> [Work to do] Your output is the lines from the first one to the one containing "const rightTicks = [0,0.2,0.4,0.6,0.8,1.0,1.2];", repeated exactly, with images left out.

> [Dataset content]
§ §
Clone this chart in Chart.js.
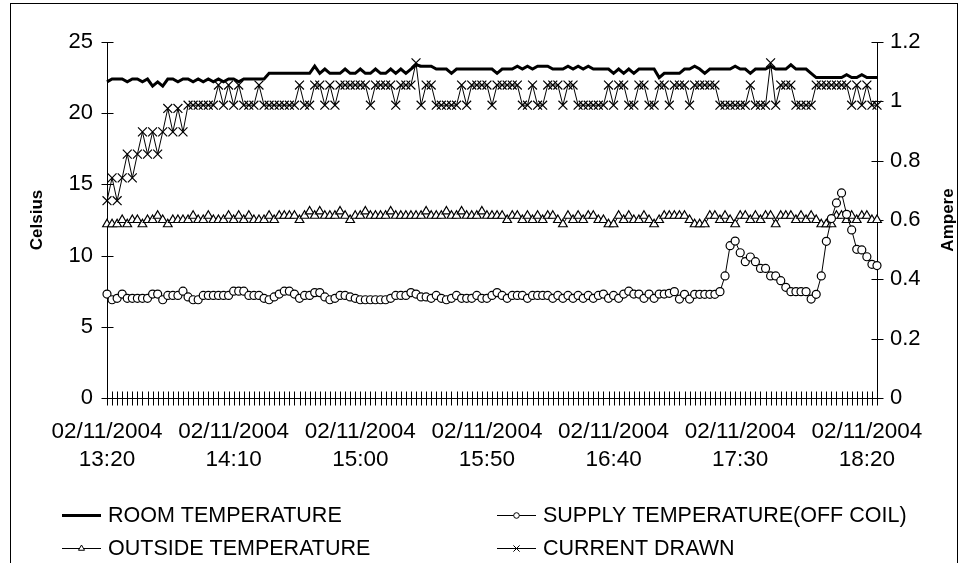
<!DOCTYPE html>
<html><head><meta charset="utf-8">
<script src="https://cdn.jsdelivr.net/npm/chart.js@4"></script>
<style>html,body{margin:0;padding:0;background:#fff}#wrap{width:967px;height:563px;position:relative}</style>
</head><body><div id="wrap"><canvas id="c"></canvas></div>
<script>
const dateLabel = "02/11/2004";
const startTime = "13:20";
const stepMinutes = 2;
const pointCount = 153;
const tickLabels = ["13:20","14:10","15:00","15:50","16:40","17:30","18:20"];
const leftTicks = [0,5,10,15,20,25];
const rightTicks = [0,0.2,0.4,0.6,0.8,1.0,1.2];

const roomTemp = [
22.2,22.4,22.4,22.4,22.2,22.4,22.4,22.2,22.4,21.9,
22.2,21.9,22.4,22.4,22.2,22.4,22.4,22.2,22.4,22.2,
22.4,22.2,22.4,22.2,22.4,22.4,22.2,22.4,22.4,22.4,
22.4,22.4,22.8,22.8,22.8,22.8,22.8,22.8,22.8,22.8,
22.8,23.3,22.8,23.1,22.8,22.8,22.8,23.1,22.8,22.8,
23.1,22.8,22.8,23.1,22.8,22.8,23.1,22.8,23.1,22.8,
23.1,23.4,23.3,23.3,23.3,23.1,23.1,23.1,22.8,23.1,
23.1,23.1,23.1,23.1,23.1,23.1,23.1,22.8,23.1,23.1,
23.1,23.3,23.1,23.3,23.1,23.3,23.3,23.3,23.1,23.1,
23.1,23.3,23.1,23.3,23.1,23.3,23.1,23.1,23.1,23.1,
22.8,23.1,22.8,23.1,22.8,23.1,23.1,23.1,23.1,22.5,
22.8,22.8,22.8,22.8,23.1,23.1,23.3,23.1,22.8,23.1,
23.1,23.1,23.1,23.1,23.3,23.1,23.1,22.8,23.1,23.1,
23.1,23.3,23.1,23.1,23.1,23.4,23.1,23.1,23.1,22.8,
22.5,22.5,22.5,22.5,22.5,22.5,22.7,22.5,22.5,22.7,
22.5,22.5,22.5];

const supplyTemp = [
7.3,6.9,7.0,7.3,7.0,7.0,7.0,7.0,7.0,7.3,
7.3,6.9,7.2,7.2,7.2,7.5,7.1,6.9,6.9,7.2,
7.2,7.2,7.2,7.2,7.2,7.5,7.5,7.5,7.2,7.2,
7.2,7.0,6.9,7.1,7.3,7.5,7.5,7.3,7.0,7.2,
7.2,7.4,7.4,7.1,6.9,7.0,7.2,7.2,7.1,7.0,
6.9,6.9,6.9,6.9,6.9,6.9,7.0,7.2,7.2,7.2,
7.4,7.3,7.1,7.1,7.0,7.2,7.0,6.9,7.0,7.2,
7.0,7.0,7.0,7.2,7.0,7.0,7.2,7.4,7.2,7.0,
7.2,7.2,7.2,7.0,7.2,7.2,7.2,7.2,7.0,7.2,
7.0,7.2,7.0,7.2,7.0,7.2,7.0,7.2,7.3,7.0,
7.2,7.0,7.3,7.5,7.3,7.3,7.0,7.3,7.0,7.3,
7.3,7.35,7.47,6.95,7.28,6.95,7.28,7.28,7.28,7.28,
7.28,7.47,8.57,10.7,11.02,10.2,9.57,9.9,9.57,9.1,
9.1,8.57,8.57,8.24,7.77,7.47,7.47,7.47,7.47,6.95,
7.28,8.57,11.0,12.6,13.7,14.4,12.9,11.8,10.44,10.4,
9.92,9.39,9.3];

const outsideTemp = [
12.2,12.2,12.2,12.5,12.2,12.5,12.5,12.2,12.5,12.5,
12.8,12.5,12.2,12.5,12.5,12.5,12.5,12.8,12.5,12.5,
12.8,12.5,12.5,12.5,12.8,12.5,12.8,12.5,12.8,12.5,
12.5,12.5,12.8,12.5,12.8,12.8,12.8,12.8,12.5,12.8,
13.1,12.8,13.1,12.8,12.8,12.8,13.1,12.8,12.5,12.8,
12.8,13.1,12.8,12.8,12.8,12.8,13.1,12.8,12.8,12.8,
12.8,12.8,12.8,13.1,12.8,12.8,12.8,13.1,12.8,12.8,
13.1,12.8,12.8,12.8,13.1,12.8,12.8,12.8,12.8,12.5,
12.8,12.8,12.5,12.8,12.5,12.8,12.5,12.8,12.8,12.5,
12.2,12.8,12.5,12.8,12.5,12.8,12.8,12.5,12.5,12.2,
12.2,12.8,12.5,12.8,12.5,12.5,12.8,12.5,12.2,12.5,
12.8,12.8,12.8,12.8,12.8,12.5,12.2,12.2,12.2,12.8,
12.8,12.5,12.8,12.5,12.2,12.8,12.8,12.5,12.8,12.5,
12.8,12.8,12.2,12.8,12.8,12.8,12.5,12.8,12.5,12.8,
12.5,12.2,12.2,12.2,12.8,12.8,12.5,12.8,12.5,12.8,
12.8,12.5,12.5];

const currentDrawn = [
0.665,0.742,0.665,0.742,0.822,0.742,0.822,0.897,0.822,0.897,
0.822,0.897,0.976,0.897,0.976,0.897,0.987,0.987,0.987,0.987,
0.987,0.987,1.055,0.987,1.055,0.987,1.055,0.987,0.987,0.987,
1.055,0.987,0.987,0.987,0.987,0.987,0.987,0.987,1.055,0.987,
0.987,1.055,1.055,0.987,1.055,0.987,1.055,1.055,1.055,1.055,
1.055,1.055,0.987,1.055,1.055,1.055,1.055,0.987,1.055,1.055,
1.055,1.13,0.987,1.055,1.055,0.987,0.987,0.987,0.987,0.987,
1.055,0.987,1.055,1.055,1.055,1.055,0.987,1.055,1.055,1.055,
1.055,1.055,0.987,0.987,1.055,0.987,0.987,1.055,1.055,1.055,
0.987,1.055,1.055,0.987,0.987,0.987,0.987,0.987,0.987,1.055,
0.987,1.055,1.055,0.987,0.987,1.055,1.055,0.987,0.987,1.055,
1.055,0.987,1.055,1.055,1.055,0.987,1.055,1.055,1.055,1.055,
1.055,0.987,0.987,0.987,0.987,0.987,0.987,1.055,0.987,0.987,
0.987,1.13,0.987,1.055,1.055,1.055,0.987,0.987,0.987,0.987,
1.055,1.055,1.055,1.055,1.055,1.055,1.055,0.987,1.055,0.987,
1.055,0.987,0.987];

// category labels: clock times every 2 minutes from the start time
const times = [];
{
  const [h0, m0] = startTime.split(':').map(Number);
  for (let k = 0; k < pointCount; k++) {
    const t = h0 * 60 + m0 + k * stepMinutes;
    times.push(String(Math.floor(t / 60)).padStart(2, '0') + ':' + String(t % 60).padStart(2, '0'));
  }
}

const FONT = "'Liberation Sans', Arial, sans-serif";
const canvas = document.getElementById('c');
canvas.width = 967; canvas.height = 563;
canvas.style.width = '967px'; canvas.style.height = '563px';

const framePlugin = {
  id: 'frame',
  beforeDatasetsDraw(chart) {
    const {ctx, chartArea: a, scales} = chart;
    ctx.save();
    ctx.strokeStyle = '#000';
    ctx.lineWidth = 1;
    const L = Math.round(a.left) + 0.5, R = Math.round(a.right) + 0.5, B = Math.round(a.bottom) + 0.5, T = Math.round(a.top);
    ctx.beginPath();
    ctx.moveTo(L, T); ctx.lineTo(L, B);
    ctx.moveTo(R, T); ctx.lineTo(R, B);
    ctx.moveTo(L, B); ctx.lineTo(R, B);
    scales.y.ticks.forEach((t, i) => {
      const yy = Math.round(scales.y.getPixelForTick(i)) + 0.5;
      ctx.moveTo(L - 6, yy); ctx.lineTo(L + 6, yy);
    });
    scales.y1.ticks.forEach((t, i) => {
      const yy = Math.round(scales.y1.getPixelForTick(i)) + 0.5;
      ctx.moveTo(R - 6, yy); ctx.lineTo(R + 6, yy);
    });
    scales.x.ticks.forEach((t, i) => {
      const xx = Math.round(scales.x.getPixelForTick(i)) + 0.5;
      ctx.moveTo(xx, B - 7); ctx.lineTo(xx, B + 7);
    });
    ctx.stroke();
    ctx.restore();
  },
  afterDraw(chart) {
    const {ctx} = chart;
    ctx.save();
    ctx.strokeStyle = '#000';
    ctx.lineWidth = 1;
    ctx.strokeRect(10.5, 3.5, 947, 600);
    ctx.fillStyle = '#000';
    ctx.font = 'bold 17px ' + FONT;
    ctx.textAlign = 'center';
    ctx.textBaseline = 'middle';
    const midY = (chart.chartArea.top + chart.chartArea.bottom) / 2;
    ctx.save(); ctx.translate(37, midY); ctx.rotate(-Math.PI / 2); ctx.fillText('Celsius', 0, 0); ctx.restore();
    ctx.save(); ctx.translate(948, midY); ctx.rotate(-Math.PI / 2); ctx.fillText('Ampere', 0, 0); ctx.restore();
    const slots = [[62, 515], [497, 515], [62, 548], [497, 548]];
    ctx.font = '21.5px ' + FONT;
    ctx.textAlign = 'left';
    chart.data.datasets.forEach((ds, k) => {
      const [x0, y0] = slots[k];
      ctx.strokeStyle = '#000';
      ctx.lineWidth = ds.borderWidth;
      ctx.beginPath(); ctx.moveTo(x0, y0 + 0.5); ctx.lineTo(x0 + 39, y0 + 0.5); ctx.stroke();
      if (ds.pointRadius > 0) {
        ctx.fillStyle = '#fff';
        ctx.lineWidth = 1;
        Chart.helpers.drawPoint(ctx, {pointStyle: ds.pointStyle, radius: ds.pointRadius * 0.7, rotation: 0, borderWidth: 1}, x0 + 19.5, y0 + 0.5);
      }
      ctx.fillStyle = '#000';
      ctx.fillText(ds.label, x0 + 46, y0 + 1);
    });
    ctx.restore();
  }
};

new Chart(canvas, {
  type: 'line',
  data: {
    labels: times,
    datasets: [
      {label: 'ROOM TEMPERATURE', data: roomTemp, yAxisID: 'y', borderColor: '#000', borderWidth: 3, pointRadius: 0, tension: 0},
      {label: 'SUPPLY TEMPERATURE(OFF COIL)', data: supplyTemp, yAxisID: 'y', borderColor: '#000', borderWidth: 1,
        pointStyle: 'circle', pointRadius: 4, pointBackgroundColor: '#fff', pointBorderColor: '#000', pointBorderWidth: 1.2, tension: 0},
      {label: 'OUTSIDE TEMPERATURE', data: outsideTemp, yAxisID: 'y', borderColor: '#000', borderWidth: 1,
        pointStyle: 'triangle', pointRadius: 5, pointBackgroundColor: '#fff', pointBorderColor: '#000', pointBorderWidth: 1.2, tension: 0},
      {label: 'CURRENT DRAWN', data: currentDrawn, yAxisID: 'y1', borderColor: '#000', borderWidth: 1,
        pointStyle: 'crossRot', pointRadius: 6.3, pointBackgroundColor: '#fff', pointBorderColor: '#000', pointBorderWidth: 1.2, tension: 0}
    ]
  },
  options: {
    responsive: false,
    animation: false,
    devicePixelRatio: 1,
    layout: {padding: {top: 42, left: 0, right: 0, bottom: 75}},
    plugins: {legend: {display: false}, tooltip: {enabled: false}},
    elements: {line: {borderJoinStyle: 'miter'}},
    scales: {
      x: {
        type: 'category',
        offset: false,
        grid: {display: false, drawTicks: false},
        border: {display: false},
        ticks: {
          autoSkip: false, maxRotation: 0, minRotation: 0, padding: 20,
          color: '#000', font: {family: FONT, size: 22.5, lineHeight: 1.245},
          callback: (v, i) => tickLabels.includes(times[i]) ? [dateLabel, times[i]] : ''
        },
        afterFit: s => { s.height = 90; }
      },
      y: {
        position: 'left', min: 0, max: 25,
        grid: {display: false, drawTicks: false},
        border: {display: false},
        afterBuildTicks: s => { s.ticks = leftTicks.map(v => ({value: v})); },
        ticks: {padding: 14, color: '#000', font: {family: FONT, size: 22}},
        afterFit: s => { s.width = 107; }
      },
      y1: {
        position: 'right', min: 0, max: 1.2,
        grid: {display: false, drawTicks: false},
        border: {display: false},
        afterBuildTicks: s => { s.ticks = rightTicks.map(v => ({value: v})); },
        ticks: {padding: 13, color: '#000', font: {family: FONT, size: 22},
          callback: v => (v === 0 || v === 1) ? String(v) : String(Math.round(v * 10) / 10)},
        afterFit: s => { s.width = 90; }
      }
    }
  },
  plugins: [framePlugin]
});
</script></body></html>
§ §
> [Answer to this task]
Clone this chart in Chart.js.
<!DOCTYPE html>
<html><head><meta charset="utf-8">
<script src="https://cdn.jsdelivr.net/npm/chart.js@4"></script>
<style>html,body{margin:0;padding:0;background:#fff}#wrap{width:967px;height:563px;position:relative}</style>
</head><body><div id="wrap"><canvas id="c"></canvas></div>
<script>
const dateLabel = "02/11/2004";
const startTime = "13:20";
const stepMinutes = 2;
const pointCount = 153;
const tickLabels = ["13:20","14:10","15:00","15:50","16:40","17:30","18:20"];
const leftTicks = [0,5,10,15,20,25];
const rightTicks = [0,0.2,0.4,0.6,0.8,1.0,1.2];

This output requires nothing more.